-- Problem statement --
Pictures are not part of the copy. Retype the lines from the first one through the line that contains "fig = plt.figure(figsize=(W".

-- Data excerpt --
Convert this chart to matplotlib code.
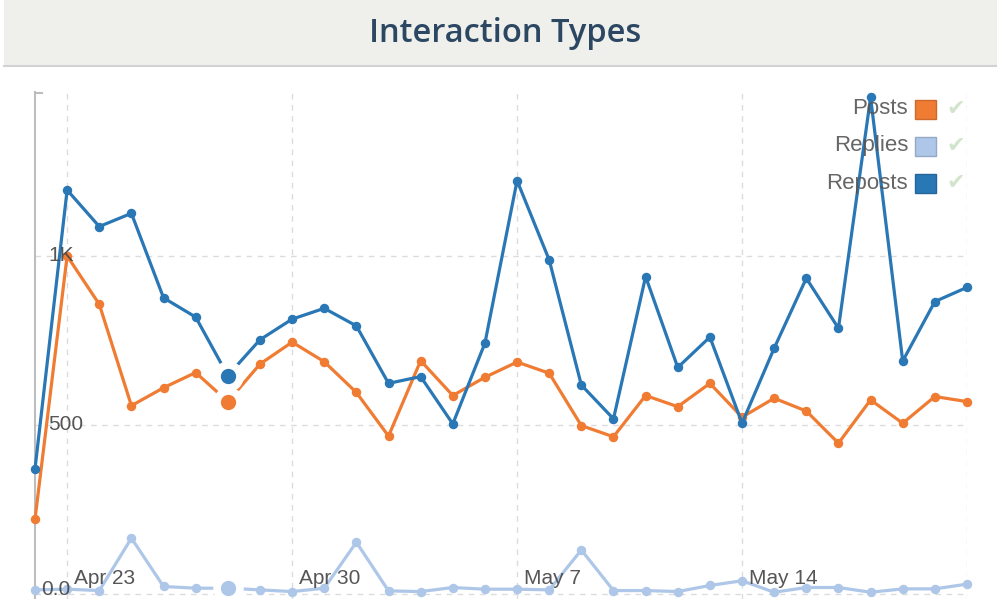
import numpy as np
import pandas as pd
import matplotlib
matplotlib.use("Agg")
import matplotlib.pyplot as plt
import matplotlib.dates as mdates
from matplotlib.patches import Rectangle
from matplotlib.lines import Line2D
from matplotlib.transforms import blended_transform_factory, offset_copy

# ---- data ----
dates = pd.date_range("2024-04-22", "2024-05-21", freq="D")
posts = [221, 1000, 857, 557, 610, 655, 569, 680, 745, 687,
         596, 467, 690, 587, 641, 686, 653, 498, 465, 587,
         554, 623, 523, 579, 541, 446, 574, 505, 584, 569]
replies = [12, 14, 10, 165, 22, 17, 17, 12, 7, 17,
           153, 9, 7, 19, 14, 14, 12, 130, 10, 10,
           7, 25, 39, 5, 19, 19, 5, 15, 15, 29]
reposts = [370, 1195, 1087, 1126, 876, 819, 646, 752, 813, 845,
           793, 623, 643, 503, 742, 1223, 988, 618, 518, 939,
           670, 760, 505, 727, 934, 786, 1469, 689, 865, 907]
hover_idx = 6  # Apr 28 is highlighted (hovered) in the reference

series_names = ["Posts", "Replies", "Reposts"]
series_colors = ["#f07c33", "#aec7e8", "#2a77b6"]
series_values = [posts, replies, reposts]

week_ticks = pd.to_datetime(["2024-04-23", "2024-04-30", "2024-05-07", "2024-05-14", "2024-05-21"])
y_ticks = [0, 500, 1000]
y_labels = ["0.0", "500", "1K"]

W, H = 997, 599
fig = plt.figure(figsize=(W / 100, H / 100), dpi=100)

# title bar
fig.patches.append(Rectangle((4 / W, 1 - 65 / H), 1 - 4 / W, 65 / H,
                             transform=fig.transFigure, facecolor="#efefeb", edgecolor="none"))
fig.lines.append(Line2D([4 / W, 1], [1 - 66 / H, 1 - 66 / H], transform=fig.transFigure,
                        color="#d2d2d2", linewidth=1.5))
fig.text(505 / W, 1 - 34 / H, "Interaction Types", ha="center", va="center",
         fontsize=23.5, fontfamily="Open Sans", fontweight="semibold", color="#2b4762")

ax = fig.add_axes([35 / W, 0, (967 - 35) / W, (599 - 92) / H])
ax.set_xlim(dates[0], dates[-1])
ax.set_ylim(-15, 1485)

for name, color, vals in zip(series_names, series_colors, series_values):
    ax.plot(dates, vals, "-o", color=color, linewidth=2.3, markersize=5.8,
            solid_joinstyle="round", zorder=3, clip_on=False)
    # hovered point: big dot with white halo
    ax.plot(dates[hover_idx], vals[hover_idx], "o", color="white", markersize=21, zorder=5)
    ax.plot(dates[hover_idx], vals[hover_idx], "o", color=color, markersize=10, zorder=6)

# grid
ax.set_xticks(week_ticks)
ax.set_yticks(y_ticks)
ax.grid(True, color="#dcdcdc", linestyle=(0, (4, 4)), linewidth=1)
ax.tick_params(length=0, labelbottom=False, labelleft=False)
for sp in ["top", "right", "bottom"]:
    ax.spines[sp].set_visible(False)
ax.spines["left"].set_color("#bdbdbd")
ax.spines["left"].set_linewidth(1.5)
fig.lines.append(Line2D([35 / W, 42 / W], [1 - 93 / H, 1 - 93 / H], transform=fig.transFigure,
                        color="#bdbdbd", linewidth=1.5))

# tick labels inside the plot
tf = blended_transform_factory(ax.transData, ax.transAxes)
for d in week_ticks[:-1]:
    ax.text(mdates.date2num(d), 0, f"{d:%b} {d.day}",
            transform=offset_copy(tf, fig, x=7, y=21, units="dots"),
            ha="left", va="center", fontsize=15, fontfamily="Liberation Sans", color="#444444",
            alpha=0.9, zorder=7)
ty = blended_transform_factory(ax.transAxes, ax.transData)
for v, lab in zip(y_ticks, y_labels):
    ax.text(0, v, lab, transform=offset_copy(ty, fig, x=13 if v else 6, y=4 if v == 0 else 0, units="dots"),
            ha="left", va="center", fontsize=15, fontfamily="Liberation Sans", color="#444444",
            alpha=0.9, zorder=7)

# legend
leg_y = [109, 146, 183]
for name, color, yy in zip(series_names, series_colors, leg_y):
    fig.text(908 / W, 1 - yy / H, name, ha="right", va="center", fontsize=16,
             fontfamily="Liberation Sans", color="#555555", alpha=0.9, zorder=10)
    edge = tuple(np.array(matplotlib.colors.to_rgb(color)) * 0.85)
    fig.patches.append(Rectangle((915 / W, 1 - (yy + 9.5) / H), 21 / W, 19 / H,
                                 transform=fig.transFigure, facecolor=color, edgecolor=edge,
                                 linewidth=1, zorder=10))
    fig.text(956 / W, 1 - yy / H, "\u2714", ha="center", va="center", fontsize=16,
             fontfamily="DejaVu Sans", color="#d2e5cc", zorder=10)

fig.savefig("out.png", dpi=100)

-- Answer for this exercise --
Convert this chart to matplotlib code.
import numpy as np
import pandas as pd
import matplotlib
matplotlib.use("Agg")
import matplotlib.pyplot as plt
import matplotlib.dates as mdates
from matplotlib.patches import Rectangle
from matplotlib.lines import Line2D
from matplotlib.transforms import blended_transform_factory, offset_copy

# ---- data ----
dates = pd.date_range("2024-04-22", "2024-05-21", freq="D")
posts = [221, 1000, 857, 557, 610, 655, 569, 680, 745, 687,
         596, 467, 690, 587, 641, 686, 653, 498, 465, 587,
         554, 623, 523, 579, 541, 446, 574, 505, 584, 569]
replies = [12, 14, 10, 165, 22, 17, 17, 12, 7, 17,
           153, 9, 7, 19, 14, 14, 12, 130, 10, 10,
           7, 25, 39, 5, 19, 19, 5, 15, 15, 29]
reposts = [370, 1195, 1087, 1126, 876, 819, 646, 752, 813, 845,
           793, 623, 643, 503, 742, 1223, 988, 618, 518, 939,
           670, 760, 505, 727, 934, 786, 1469, 689, 865, 907]
hover_idx = 6  # Apr 28 is highlighted (hovered) in the reference

series_names = ["Posts", "Replies", "Reposts"]
series_colors = ["#f07c33", "#aec7e8", "#2a77b6"]
series_values = [posts, replies, reposts]

week_ticks = pd.to_datetime(["2024-04-23", "2024-04-30", "2024-05-07", "2024-05-14", "2024-05-21"])
y_ticks = [0, 500, 1000]
y_labels = ["0.0", "500", "1K"]

W, H = 997, 599
fig = plt.figure(figsize=(W / 100, H / 100), dpi=100)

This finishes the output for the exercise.